Here’s a mildly entertaining story: I’m on the road in Germany this week and my computer loves to go crazy whenever I’m out of the country it seems. Last year when I was here my lid closing nub ended breaking and was activating the computer with a screwdriver by popping off the control panel and sticking the screwdriver down the assembly that shuts down and reactivates the computer.

 

This year, my mouse is on the fritz. It’s the worst kind of problem where the mouse ‘drifts’ on its own while idle. I don't know if it's divine intervention - No, don't click there on that evil spot - or whether my magnetic personality is getting in the way <g>. 

 

I point the mouse and start typing and as I’m typing the mouse cursor sometimes decides to drift to one or the other corner of the screen. Only sometimes though. Even more fun – especially for presentations – is the mouse moving while you’re trying to point at something. <g> So you try to click on something only to find that the mouse has quietly moved off the button or highlight point and you’re now clicking on dead air. This reminds me of Whil Hentzen’s User Hostile User Interfaces presentations from years gone which is always a crowd pleaser. <g> This excercise is especially fun for ASP.NET presentations when you're using the visual editor where mouse control isn't everything it could be in the first place...

 

This seems like an issue with the touch pad, but actually I’m not quite sure. It’s too inconsistent in its ways. Sometimes the drift is up, sometimes down. And it always neatly goes into the corners - bottom left or top right. Further it only seems to be a problem when I’m using both the internal keyboard and the touch pad of the mouse together and the drift seems to start only while I'm typing on the built in keyboard. In fact typing on the keyboard I can see the mouse cursor move. The mouse cursor races to the bottom of the screen and all the way into the far corner and then stays just at the edge.

 

So now I tried to turn off the touchpad and just use an external mouse, which didn’t work.
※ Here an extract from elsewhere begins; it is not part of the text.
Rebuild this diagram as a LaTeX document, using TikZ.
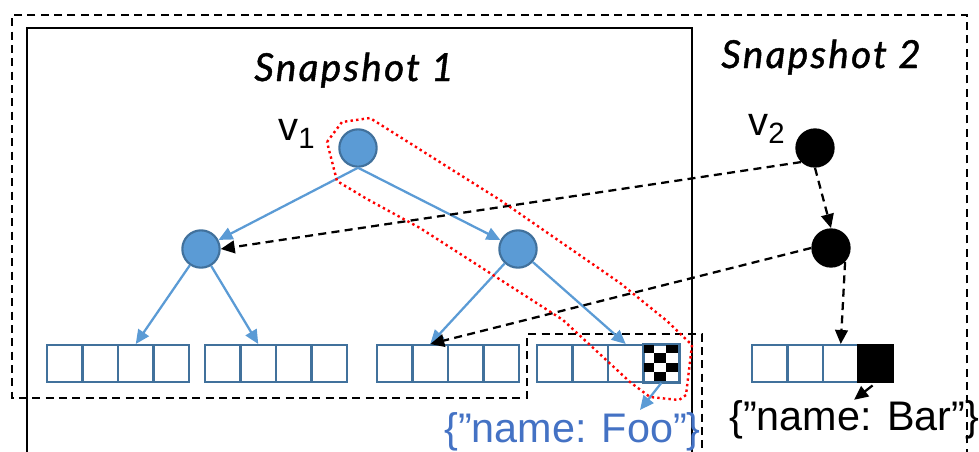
\documentclass[tikz,border=0pt]{standalone}
\usepackage{fontspec}
\setmainfont{Liberation Sans}
\newfontfamily\snapfont[LetterSpace=6,FakeBold=1.2]{Lato}
\usetikzlibrary{arrows.meta,calc}

\definecolor{nodeblue}{HTML}{5B9BD5}
\definecolor{edgeblue}{HTML}{41719C}
\definecolor{textblue}{HTML}{4472C4}

\tikzset{
  treenode/.style={circle, fill=nodeblue, draw=edgeblue, line width=1.6pt, minimum size=28pt, inner sep=0pt},
  blacknode/.style={circle, fill=black, minimum size=29.5pt, inner sep=0pt},
  cell/.style={rectangle, draw=edgeblue, fill=white, line width=1.5pt, minimum width=26.6pt, minimum height=27.75pt, inner sep=0pt},
  bluearrow/.style={draw=nodeblue, line width=1.7pt, -{Triangle[length=10.5pt,width=9.5pt]}},
  ptrarrow/.style={draw=black, line width=1.7pt, dash pattern=on 6pt off 4pt, -{Triangle[length=10.5pt,width=9.5pt]}},
  boxdash/.style={line width=1.8pt, dash pattern=on 6pt off 4pt},
  snaplabel/.style={inner sep=0pt, font=\snapfont\itshape\fontsize{29pt}{33pt}\selectfont},
  vlabel/.style={inner sep=0pt, font=\fontsize{30pt}{34pt}\selectfont},
  jsonlabel/.style={inner sep=0pt, font=\fontsize{31pt}{36pt}\selectfont},
}

\begin{document}
\begin{tikzpicture}[x=0.75pt,y=0.75pt,yscale=-1,xscale=1]
\useasboundingbox (0,0) rectangle (979,451);
\clip (0,0) rectangle (979,451);

%Shape: Snapshot 1 frame
\draw [line width=1.8pt] (27,470) -- (27,28) -- (692,28) -- (692,470) ;
%Shape: dashed outline round both snapshots
\draw [boxdash] (967,470) -- (967,15) -- (12,15) -- (12,398) -- (527,398) -- (527,334) -- (702,334) -- (702,470) ;

% Text Node
\node [snaplabel, anchor=base] (snap1) at (354,81) {Snapshot 1};
% Text Node
\node [snaplabel, anchor=base] (snap2) at (821,68) {Snapshot 2};

%Shape: Circle
\node [treenode] (v1) at (358,148) {};
\node [treenode] (L) at (201,249) {};
\node [treenode] (R) at (518,249) {};
%Shape: Circle
\node [blacknode] (v2) at (815,148) {};
\node [blacknode] (B2) at (831,248) {};

% Text Node
\node [vlabel, anchor=base west] (v1lab) at (278,140) {v\raisebox{-6.5pt}{\fontsize{22pt}{22pt}\selectfont 1}};
% Text Node
\node [vlabel, anchor=base west] (v2lab) at (748,135) {v\raisebox{-6pt}{\fontsize{22pt}{22pt}\selectfont 2}};

%Shape: leaf arrays
\foreach \a/\x in {a/47,b/205,c/377,d/537}
  \foreach \i in {1,...,4}
    \node [cell] (\a\i) at ({\x+35.5*\i-17.75},363.5) {};
\foreach \i in {1,...,3}
  \node [cell] (e\i) at ({752+35.5*\i-17.75},363.5) {};
\node [cell, fill=black, draw=black] (e4) at (875.75,363.5) {};

%Shape: checkered cell
\foreach \i/\j in {0/0,2/0,1/1,0/2,2/2,1/3}
  \fill ($(d4.north west)+(\i*11.83,\j*9.25)$) rectangle +(11.83,9.25) ;
\draw [draw=edgeblue, line width=1.5pt] (d4.north west) rectangle (d4.south east) ;

% Text Node
\node [jsonlabel, text=textblue, anchor=base west] (foo) at (444,442) {\{”name: Foo”\}};
% Text Node
\node [jsonlabel, anchor=base west] (bar) at (729,430) {\{”name: Bar”\}};
\coordinate (fooTip) at (640,410);

%Straight Lines
\draw [bluearrow] (v1.south) -- (L) ;
\draw [bluearrow] (v1.south) -- (R) ;
\draw [bluearrow] (L) -- (a3.north) ;
\draw [bluearrow] (L) -- (b2.north) ;
\draw [bluearrow] (R) -- (c2.north) ;
\draw [bluearrow] (R) -- (d3.north) ;
\draw [bluearrow] (d4.south) -- (fooTip) ;

%Straight Lines
\draw [ptrarrow] (v2.225) -- (L.east) ;
\draw [ptrarrow] (v2.south) -- (B2.north) ;
\draw [ptrarrow] (B2.west) -- (c2.north) ;
\draw [ptrarrow] (B2.south east) -- (e3.north) ;
\draw [line width=1.7pt, -{Triangle[length=10.5pt,width=9.5pt]}, shorten <=3pt] (e4.south) -- (bar.north) ;

%Shape: dotted path v1 to the checkered cell
\draw [red, line width=1.8pt, dash pattern=on 1.8pt off 2.4pt] (327,142) -- (342,122) -- (370,118) -- (500,200) -- (620,283) -- (667,321) -- (692,345) -- (686,395) -- (679,400) -- (650,397) -- (630,382) -- (563,320) -- (507,284) -- (420,228) -- (367,199) -- (337,181) -- cycle ;

\end{tikzpicture}
\end{document}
Well, ok it does after about 3 tries I realized that an attached USB mouse counts as a ‘serial’ mouse not as a PS/2 mouse. This Dell Inspiron doesn’t have a PS/2 port, but I assumed that the mouse would be a PS/2 simulation (since you can plug the USB mouse into a PS/2 port with an adapter.

 

That sucks though. Having a little problem like this is a major PITA. It’ll be too expensive to get this fixed for this 3+ year old machine, yet the machine is otherwise adequate for my needs. I’ve been tossing around the idea of buying a new laptop for a while, but always came back to the point that it’s really not all that worth it to get a new one. There’s simply not enough performance gain to be had, especially since I’ve added a fair amount of new stuff to this machine (faster larger hard-disk, 1.5 gig memory etc).

 

Only when you’re traveling do things like this happen… Murphy loves me!